▸ Requirements
Copy the data that follows exactly. Include no pictures.

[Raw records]
******************************
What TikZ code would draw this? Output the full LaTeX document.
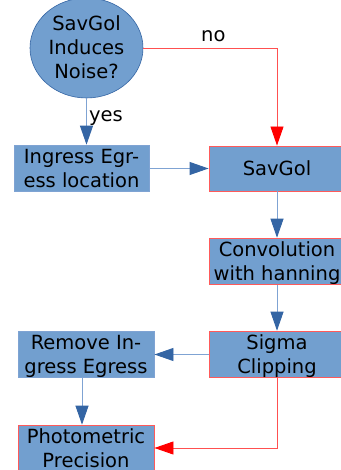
\documentclass[tikz,border=0pt]{standalone}
\usepackage{fontspec}
\setmainfont{DejaVu Sans}
\usetikzlibrary{arrows.meta,shapes.geometric}
\definecolor{boxfill}{HTML}{729FCF}
\definecolor{darkblue}{HTML}{3465A4}
\definecolor{lineblue}{HTML}{7FA3D3}
\definecolor{boxred}{HTML}{FF5A5A}
\definecolor{linered}{HTML}{FF5050}
\definecolor{tipred}{HTML}{FF0000}
% strut with the font's ascent and descent, so lines sit as in a text frame
\newcommand{\fstrut}{\rule[-4.6pt]{0pt}{22.7pt}}
\begin{document}
\begin{tikzpicture}[x=1pt,y=1pt,
  every node/.style={font=\fontsize{19.5}{24}\selectfont, align=center, inner sep=0pt},
  stepbox/.style={rectangle, fill=boxfill, minimum width=136pt, minimum height=45pt, line width=0.9pt},
  redbox/.style={stepbox, draw=boxred},
  bluebox/.style={stepbox, draw=lineblue},
  blueflow/.style={draw=lineblue, line width=0.9pt, -{Triangle[length=19pt,width=13pt,color=darkblue]}},
  redflow/.style={draw=linered, line width=0.9pt, -{Triangle[length=19pt,width=13pt,color=tipred]}}
]
\useasboundingbox (0,0) rectangle (340,470);
\fill[white] (0,0) rectangle (340,470);

% decision
\node[ellipse, fill=boxfill, draw=darkblue, line width=0.6pt,
      minimum width=113pt, minimum height=92pt] (dec) at (86.5,422)
      {\fstrut SavGol\\Induces\\\fstrut Noise?};

% processing steps
\node[bluebox, minimum width=135pt] (ing) at (81.5,301.5) {\fstrut Ingress Egr-\\\fstrut ess location};
\node[redbox] (sav) at (277,301.5) {\fstrut SavGol};
\node[redbox] (conv) at (277,208.5) {\fstrut Convolution\\\fstrut with hanning};
\node[redbox] (sig) at (277,115.5) {\fstrut Sigma\\\fstrut Clipping};
\node[bluebox] (rem) at (86,115.5) {\fstrut Remove In-\\\fstrut gress Egress};
\node[redbox] (pp) at (86,21.5) {\fstrut Photometric\\\fstrut Precision};

% connectors
\coordinate (noturn) at (277,422);
\coordinate (clipturn) at (277,22);
\draw[redflow] (dec.east) -- (noturn) -- (sav.north);
\node[anchor=base west] (nolab) at (201,428) {no};
\draw[blueflow] (dec.south) -- (dec.south |- ing.north);
\node[anchor=base west] (yeslab) at (89,348) {yes};
\draw[blueflow] (ing.east |- sav.west) -- (sav.west);
\draw[blueflow] (sav.south) -- (conv.north);
\draw[blueflow] (conv.south) -- (sig.north);
\draw[blueflow] (sig.west) -- (rem.east);
\draw[blueflow] ([xshift=-4pt]rem.south) -- ([xshift=-4pt]pp.north);
\draw[redflow] (sig.south) -- (clipturn) -- (pp.east |- clipturn);
\end{tikzpicture}
\end{document}
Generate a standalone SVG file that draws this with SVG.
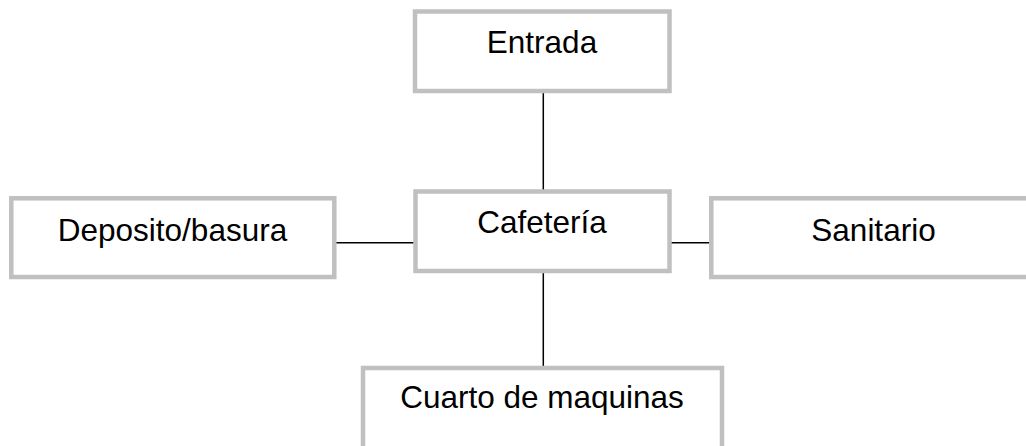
******************************
▸ In response
What TikZ code would draw this? Output the full LaTeX document.
\documentclass[tikz,border=0pt]{standalone}
\usepackage{fontspec}
\setmainfont{DejaVu Sans}
\usetikzlibrary{arrows.meta,shapes.geometric}
\definecolor{boxfill}{HTML}{729FCF}
\definecolor{darkblue}{HTML}{3465A4}
\definecolor{lineblue}{HTML}{7FA3D3}
\definecolor{boxred}{HTML}{FF5A5A}
\definecolor{linered}{HTML}{FF5050}
\definecolor{tipred}{HTML}{FF0000}
% strut with the font's ascent and descent, so lines sit as in a text frame
\newcommand{\fstrut}{\rule[-4.6pt]{0pt}{22.7pt}}
\begin{document}
\begin{tikzpicture}[x=1pt,y=1pt,
  every node/.style={font=\fontsize{19.5}{24}\selectfont, align=center, inner sep=0pt},
  stepbox/.style={rectangle, fill=boxfill, minimum width=136pt, minimum height=45pt, line width=0.9pt},
  redbox/.style={stepbox, draw=boxred},
  bluebox/.style={stepbox, draw=lineblue},
  blueflow/.style={draw=lineblue, line width=0.9pt, -{Triangle[length=19pt,width=13pt,color=darkblue]}},
  redflow/.style={draw=linered, line width=0.9pt, -{Triangle[length=19pt,width=13pt,color=tipred]}}
]
\useasboundingbox (0,0) rectangle (340,470);
\fill[white] (0,0) rectangle (340,470);

% decision
\node[ellipse, fill=boxfill, draw=darkblue, line width=0.6pt,
      minimum width=113pt, minimum height=92pt] (dec) at (86.5,422)
      {\fstrut SavGol\\Induces\\\fstrut Noise?};

% processing steps
\node[bluebox, minimum width=135pt] (ing) at (81.5,301.5) {\fstrut Ingress Egr-\\\fstrut ess location};
\node[redbox] (sav) at (277,301.5) {\fstrut SavGol};
\node[redbox] (conv) at (277,208.5) {\fstrut Convolution\\\fstrut with hanning};
\node[redbox] (sig) at (277,115.5) {\fstrut Sigma\\\fstrut Clipping};
\node[bluebox] (rem) at (86,115.5) {\fstrut Remove In-\\\fstrut gress Egress};
\node[redbox] (pp) at (86,21.5) {\fstrut Photometric\\\fstrut Precision};

% connectors
\coordinate (noturn) at (277,422);
\coordinate (clipturn) at (277,22);
\draw[redflow] (dec.east) -- (noturn) -- (sav.north);
\node[anchor=base west] (nolab) at (201,428) {no};
\draw[blueflow] (dec.south) -- (dec.south |- ing.north);
\node[anchor=base west] (yeslab) at (89,348) {yes};
\draw[blueflow] (ing.east |- sav.west) -- (sav.west);
\draw[blueflow] (sav.south) -- (conv.north);
\draw[blueflow] (conv.south) -- (sig.north);
\draw[blueflow] (sig.west) -- (rem.east);
\draw[blueflow] ([xshift=-4pt]rem.south) -- ([xshift=-4pt]pp.north);
\draw[redflow] (sig.south) -- (clipturn) -- (pp.east |- clipturn);
\end{tikzpicture}
\end{document}
Generate a standalone SVG file that draws this with SVG.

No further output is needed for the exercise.